◆ AIM OF THE EXERCISE
Carry none of the pictures over; write out the complete data exactly.

◆ DATA EXCERPT

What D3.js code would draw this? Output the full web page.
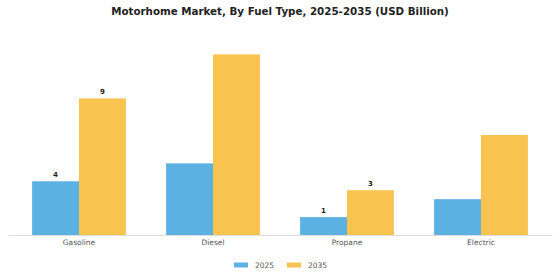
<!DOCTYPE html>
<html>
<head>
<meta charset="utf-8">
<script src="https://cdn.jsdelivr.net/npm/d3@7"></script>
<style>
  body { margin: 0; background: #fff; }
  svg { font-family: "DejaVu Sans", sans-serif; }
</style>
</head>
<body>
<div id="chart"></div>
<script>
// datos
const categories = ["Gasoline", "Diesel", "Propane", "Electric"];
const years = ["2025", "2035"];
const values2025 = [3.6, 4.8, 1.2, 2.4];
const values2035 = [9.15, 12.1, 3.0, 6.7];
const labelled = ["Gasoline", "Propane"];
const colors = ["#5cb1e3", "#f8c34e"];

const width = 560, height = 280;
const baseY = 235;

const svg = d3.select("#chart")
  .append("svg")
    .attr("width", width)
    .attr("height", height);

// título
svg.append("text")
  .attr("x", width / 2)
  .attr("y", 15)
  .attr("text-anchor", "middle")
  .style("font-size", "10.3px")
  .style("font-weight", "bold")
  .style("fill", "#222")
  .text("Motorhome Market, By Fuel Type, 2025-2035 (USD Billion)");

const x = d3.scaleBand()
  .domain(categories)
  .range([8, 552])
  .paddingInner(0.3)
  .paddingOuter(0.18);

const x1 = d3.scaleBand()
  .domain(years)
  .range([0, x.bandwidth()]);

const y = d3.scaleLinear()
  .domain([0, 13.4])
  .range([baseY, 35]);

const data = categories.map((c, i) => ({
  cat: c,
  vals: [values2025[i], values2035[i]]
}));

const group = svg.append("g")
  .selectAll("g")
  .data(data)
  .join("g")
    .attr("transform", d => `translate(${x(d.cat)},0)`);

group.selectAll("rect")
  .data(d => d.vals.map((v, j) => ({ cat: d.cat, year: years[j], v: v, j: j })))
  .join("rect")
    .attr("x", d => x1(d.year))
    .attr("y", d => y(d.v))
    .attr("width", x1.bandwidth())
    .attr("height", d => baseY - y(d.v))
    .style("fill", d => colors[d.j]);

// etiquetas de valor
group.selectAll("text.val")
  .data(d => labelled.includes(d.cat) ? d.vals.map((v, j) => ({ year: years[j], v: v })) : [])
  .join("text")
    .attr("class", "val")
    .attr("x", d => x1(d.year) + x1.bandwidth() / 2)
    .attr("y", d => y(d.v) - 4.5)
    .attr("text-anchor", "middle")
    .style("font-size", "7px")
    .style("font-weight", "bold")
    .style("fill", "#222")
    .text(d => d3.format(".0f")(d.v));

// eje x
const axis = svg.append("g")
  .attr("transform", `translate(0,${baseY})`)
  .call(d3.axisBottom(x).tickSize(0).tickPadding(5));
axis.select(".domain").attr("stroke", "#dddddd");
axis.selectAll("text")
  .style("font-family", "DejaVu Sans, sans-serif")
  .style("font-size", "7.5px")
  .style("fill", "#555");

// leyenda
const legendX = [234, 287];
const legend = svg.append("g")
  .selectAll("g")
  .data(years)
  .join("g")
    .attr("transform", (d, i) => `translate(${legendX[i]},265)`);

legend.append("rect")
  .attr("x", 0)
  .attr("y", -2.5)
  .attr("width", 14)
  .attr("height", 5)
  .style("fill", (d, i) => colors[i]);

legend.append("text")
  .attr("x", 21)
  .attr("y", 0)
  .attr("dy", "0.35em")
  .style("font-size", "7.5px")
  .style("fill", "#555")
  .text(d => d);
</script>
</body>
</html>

◆ THE ANSWER
What D3.js code would draw this? Output the full web page.
<!DOCTYPE html>
<html>
<head>
<meta charset="utf-8">
<script src="https://cdn.jsdelivr.net/npm/d3@7"></script>
<style>
  body { margin: 0; background: #fff; }
  svg { font-family: "DejaVu Sans", sans-serif; }
</style>
</head>
<body>
<div id="chart"></div>
<script>
// datos
const categories = ["Gasoline", "Diesel", "Propane", "Electric"];
const years = ["2025", "2035"];
const values2025 = [3.6, 4.8, 1.2, 2.4];
const values2035 = [9.15, 12.1, 3.0, 6.7];
const labelled = ["Gasoline", "Propane"];
const colors = ["#5cb1e3", "#f8c34e"];

const width = 560, height = 280;
const baseY = 235;

const svg = d3.select("#chart")
  .append("svg")
    .attr("width", width)
    .attr("height", height);

// título
svg.append("text")
  .attr("x", width / 2)
  .attr("y", 15)
  .attr("text-anchor", "middle")
  .style("font-size", "10.3px")
  .style("font-weight", "bold")
  .style("fill", "#222")
  .text("Motorhome Market, By Fuel Type, 2025-2035 (USD Billion)");

const x = d3.scaleBand()
  .domain(categories)
  .range([8, 552])
  .paddingInner(0.3)
  .paddingOuter(0.18);

const x1 = d3.scaleBand()
  .domain(years)
  .range([0, x.bandwidth()]);

const y = d3.scaleLinear()
  .domain([0, 13.4])
  .range([baseY, 35]);

const data = categories.map((c, i) => ({
  cat: c,
  vals: [values2025[i], values2035[i]]
}));

const group = svg.append("g")
  .selectAll("g")
  .data(data)
  .join("g")
    .attr("transform", d => `translate(${x(d.cat)},0)`);

group.selectAll("rect")
  .data(d => d.vals.map((v, j) => ({ cat: d.cat, year: years[j], v: v, j: j })))
  .join("rect")
    .attr("x", d => x1(d.year))
    .attr("y", d => y(d.v))
    .attr("width", x1.bandwidth())
    .attr("height", d => baseY - y(d.v))
    .style("fill", d => colors[d.j]);

// etiquetas de valor
group.selectAll("text.val")
  .data(d => labelled.includes(d.cat) ? d.vals.map((v, j) => ({ year: years[j], v: v })) : [])
  .join("text")
    .attr("class", "val")
    .attr("x", d => x1(d.year) + x1.bandwidth() / 2)
    .attr("y", d => y(d.v) - 4.5)
    .attr("text-anchor", "middle")
    .style("font-size", "7px")
    .style("font-weight", "bold")
    .style("fill", "#222")
    .text(d => d3.format(".0f")(d.v));

// eje x
const axis = svg.append("g")
  .attr("transform", `translate(0,${baseY})`)
  .call(d3.axisBottom(x).tickSize(0).tickPadding(5));
axis.select(".domain").attr("stroke", "#dddddd");
axis.selectAll("text")
  .style("font-family", "DejaVu Sans, sans-serif")
  .style("font-size", "7.5px")
  .style("fill", "#555");

// leyenda
const legendX = [234, 287];
const legend = svg.append("g")
  .selectAll("g")
  .data(years)
  .join("g")
    .attr("transform", (d, i) => `translate(${legendX[i]},265)`);

legend.append("rect")
  .attr("x", 0)
  .attr("y", -2.5)
  .attr("width", 14)
  .attr("height", 5)
  .style("fill", (d, i) => colors[i]);

legend.append("text")
  .attr("x", 21)
  .attr("y", 0)
  .attr("dy", "0.35em")
  .style("font-size", "7.5px")
  .style("fill", "#555")
  .text(d => d);
</script>
</body>
</html>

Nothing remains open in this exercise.